Hingga akhir 2020, BRI telah menyalurkan kredit sebesar Rp 938,37 triliun, tumbuh 3,89 persen dibandingkan pada tahun sebelumnya. Angka pertumbuhan ini berada di atas pertumbuhan kredit nasional di tahun 2020 yang diperkirakan Otoritas Jasa Keuangan (OJK) terkontraksi negatif 1 persen-2 persen. Pertumbuhan kredit terjaga dengan posisi kredit bermasalah (non performing loan/NPL) 2,99 persen.
Meskipun begitu, rasio kredit berisiko (loan at risk/LAR) hingga triwulan III-2020 sudah mencapai 29,77 persen. Angka ini muncul karena BRI banyak melakukan program pemulihan ekonomi nasional (PEN), salah satunya restrukturisasi terhadap debitor UMKM.

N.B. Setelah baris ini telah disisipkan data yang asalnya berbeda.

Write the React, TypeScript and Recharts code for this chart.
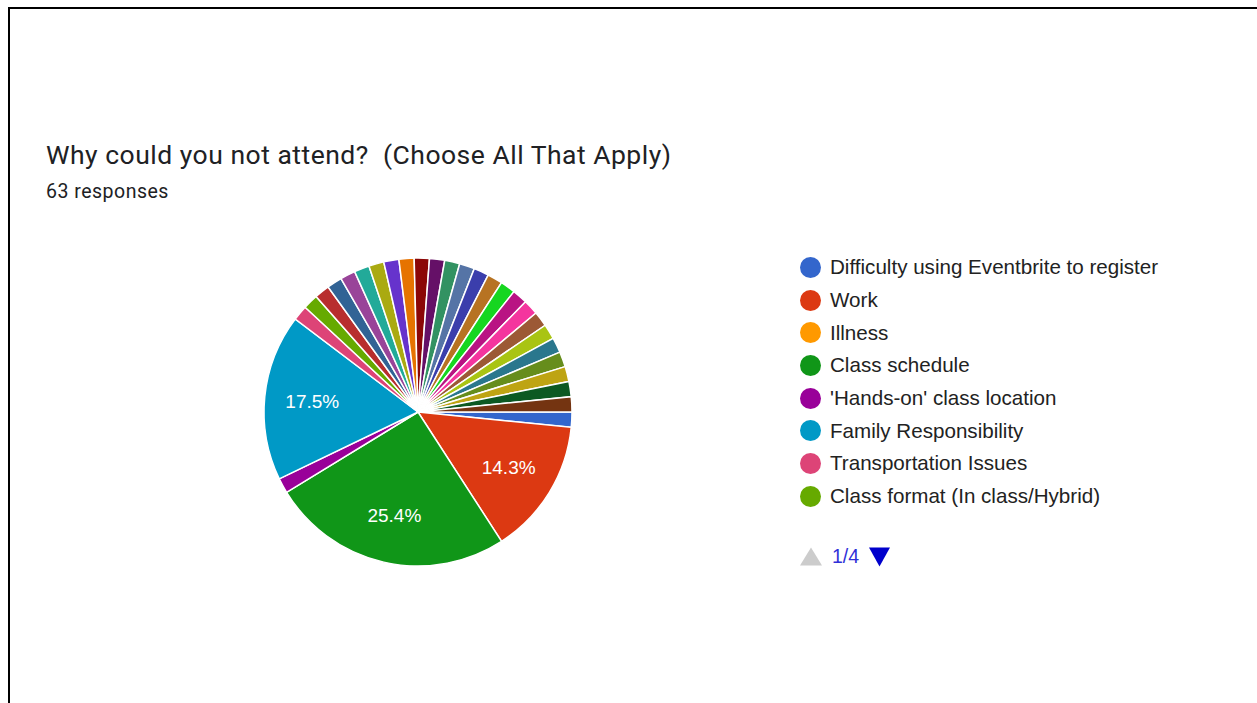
// Google Forms style pie — "Why could you not attend?" survey breakdown
import { Cell, Legend, Pie, PieChart } from 'recharts';

const categories = [
  'Difficulty using Eventbrite to register',
  'Work',
  'Illness',
  'Class schedule',
  "'Hands-on' class location",
  'Family Responsibility',
  'Transportation Issues',
  'Class format (In class/Hybrid)',
  'Other 1', 'Other 2', 'Other 3', 'Other 4', 'Other 5', 'Other 6',
  'Other 7', 'Other 8', 'Other 9', 'Other 10', 'Other 11', 'Other 12',
  'Other 13', 'Other 14', 'Other 15', 'Other 16', 'Other 17', 'Other 18',
  'Other 19', 'Other 20', 'Other 21', 'Other 22', 'Other 23',
];

const responses = [
  1, 9, 0, 16, 1, 11, 1, 1,
  1, 1, 1, 1, 1, 1,
  1, 1, 1, 1, 1, 1,
  1, 1, 1, 1, 1, 1,
  1, 1, 1, 1, 1,
];

const sliceColors = [
  '#3366cc', '#dc3912', '#ff9900', '#109618', '#990099', '#0099c6',
  '#dd4477', '#66aa00', '#b82e2e', '#316395', '#994499', '#22aa99',
  '#aaaa11', '#6633cc', '#e67300', '#8b0707', '#651067', '#329262',
  '#5574a6', '#3b3eac', '#b77322', '#16d620', '#b91383', '#f4359e',
  '#9c5935', '#a9c413', '#2a778d', '#668d1c', '#bea413', '#0c5922',
  '#743411',
];

const title = 'Why could you not attend?  (Choose All That Apply)';
const subtitle = '63 responses';
const pageLabel = '1/4';
const legendPageSize = 8;

const data = categories.map((name, i) => ({ name, value: responses[i] }));

const RADIAN = Math.PI / 180;

function renderLabel(props: any) {
  const { cx, cy, midAngle, outerRadius, percent } = props;
  if (percent < 0.05) return null;
  const r = outerRadius * 0.69;
  const x = cx + r * Math.cos(-midAngle * RADIAN);
  const y = cy + r * Math.sin(-midAngle * RADIAN);
  return (
    <text
      x={x}
      y={y}
      fill="#fff"
      textAnchor="middle"
      dominantBaseline="central"
      style={{ fontFamily: '"Liberation Sans", Arial, sans-serif', fontSize: 19 }}
    >
      {`${(percent * 100).toFixed(1)}%`}
    </text>
  );
}

function PagedLegend(props: any) {
  // keep the question's own option order, not the legend's default sort
  const items = [...(props.payload ?? [])]
    .sort((a: any, b: any) => categories.indexOf(a.value) - categories.indexOf(b.value))
    .slice(0, legendPageSize);
  return (
    <div style={{ fontFamily: '"Liberation Sans", Arial, sans-serif', fontSize: 20.6, color: '#222' }}>
      {items.map((entry: any) => (
        <div key={entry.value} style={{ display: 'flex', alignItems: 'center', height: 32.7 }}>
          <span
            style={{
              width: 21,
              height: 21,
              borderRadius: '50%',
              background: entry.color,
              marginRight: 9,
              flex: 'none',
            }}
          />
          <span>{entry.value}</span>
        </div>
      ))}
      <div style={{ display: 'flex', alignItems: 'center', marginTop: 33, height: 22 }}>
        <svg width={22} height={19} style={{ marginRight: 10 }}>
          <polygon points="0,18.5 11,0.5 22,18.5" fill="#cccccc" />
        </svg>
        <span style={{ color: '#3030d8', fontSize: 19.5, marginRight: 10 }}>{pageLabel}</span>
        <svg width={21} height={20}>
          <polygon points="0,0.5 21,0.5 10.5,19.5" fill="#0000cc" />
        </svg>
      </div>
    </div>
  );
}

export default function App() {
  return (
    <div
      style={{
        position: 'fixed',
        left: 0,
        top: 0,
        width: 1257,
        height: 703,
        overflow: 'hidden',
        background: '#fff',
      }}
    >
      <div
        style={{
          position: 'absolute',
          left: 8,
          top: 7,
          width: 1400,
          height: 900,
          border: '2px solid #000',
        }}
      />
      <div
        style={{
          position: 'absolute',
          left: 46,
          top: 139,
          fontFamily: 'Roboto, sans-serif',
          fontSize: 26.5,
          letterSpacing: 0.5,
          color: '#202124',
          whiteSpace: 'pre',
        }}
      >
        {title}
      </div>
      <div
        style={{
          position: 'absolute',
          left: 46,
          top: 180,
          fontFamily: 'Roboto, sans-serif',
          fontSize: 19.5,
          letterSpacing: 0.5,
          color: '#202124',
        }}
      >
        {subtitle}
      </div>
      <div style={{ position: 'absolute', left: 0, top: 0 }}>
        <PieChart width={1257} height={703} margin={{ top: 0, right: 0, bottom: 0, left: 0 }}>
          <Pie
            data={data}
            dataKey="value"
            nameKey="name"
            cx={418}
            cy={412}
            outerRadius={154}
            startAngle={0}
            endAngle={-360}
            stroke="#fff"
            strokeWidth={1.5}
            label={renderLabel}
            labelLine={false}
            isAnimationActive={false}
          >
            {data.map((d, i) => (
              <Cell key={d.name} fill={sliceColors[i]} />
            ))}
          </Pie>
          <Legend
            layout="vertical"
            align="right"
            verticalAlign="top"
            content={PagedLegend}
            wrapperStyle={{ left: 800, top: 251, width: 420 }}
          />
        </PieChart>
      </div>
    </div>
  );
}
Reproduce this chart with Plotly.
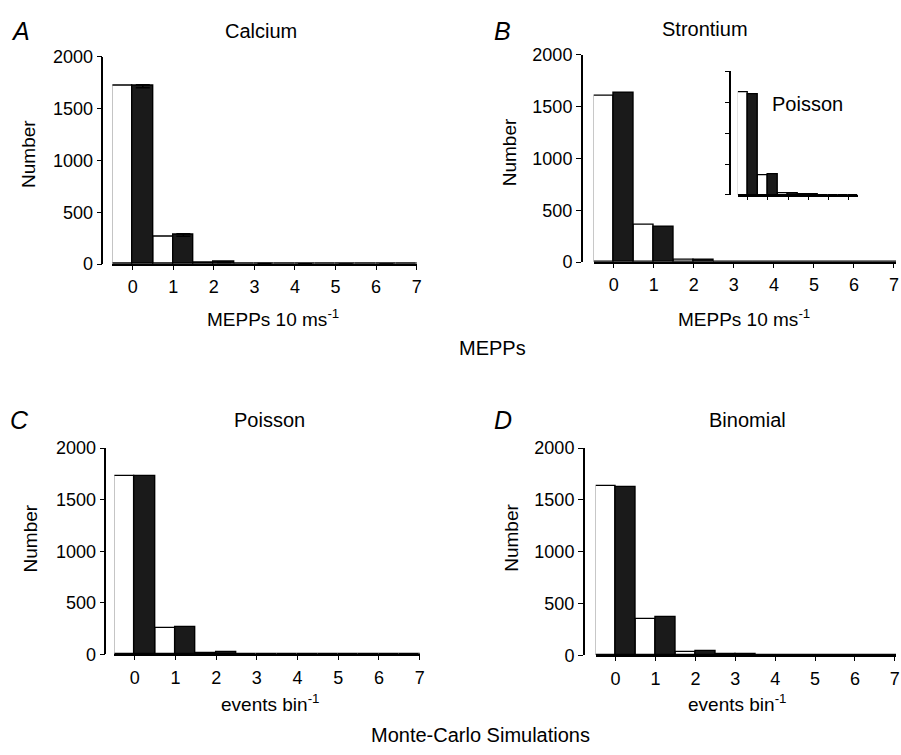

Sunarso menegaskan, LAR BRI tetap dikelola dengan baik. Hal ini terjadi lantaran sejak beberapa tahun lalu BRI telah secara konsisten menaikkan rasio pencadangan dan kecukupan modal. Hingga triwulan IV-2020, rasio kecukupan modal (capital adequacy ratio/CAR) BRI tercatat sebesar 21,17 persen.
”Tingginya rasio kecukupan modal ini menunjukkan terjaganya kemampuan perusahaan untuk menghadapi berbagai potensi risiko di masa depan,” kata Sunarso.
Direktur Keuangan BRI Viviana Dyah Ayu Retno mengatakan, pada triwulan IV-2020, tren restrukturisasi BRI tercatat menurun. Penurunan restrukturisasi terjadi selama tiga bulan berturut-turut menunjukkan bisnis debitor telah pulih, khususnya setelah masa pemberian stimulus.
”Kondisi ini menunjukkan adanya peningkatan kualitas dan kemampuan membayar para debitor UMKM, dan diprediksi berlanjut sepanjang 2021,” ujarnya.
Viviana melanjutkan, kondisi ekonomi sudah mulai membaik sejak akhir tahun lalu. Daya beli masyarakat sekaligus konsumsi masyarakat mulai membaik dan akan cepat mendorong kinerja ekonomi dan fungsi intermediasi.
”Kami melihat sinyal pemulihan sejak kuartal keempat, tahun lalu. Tahun ini, kami cukup optimistis. Tentu, secara korporasi, masih fokus pada segmen mikro. Pertumbuhan kredit akan berada di kisaran 6 persen hingga 7 persen,” katanya.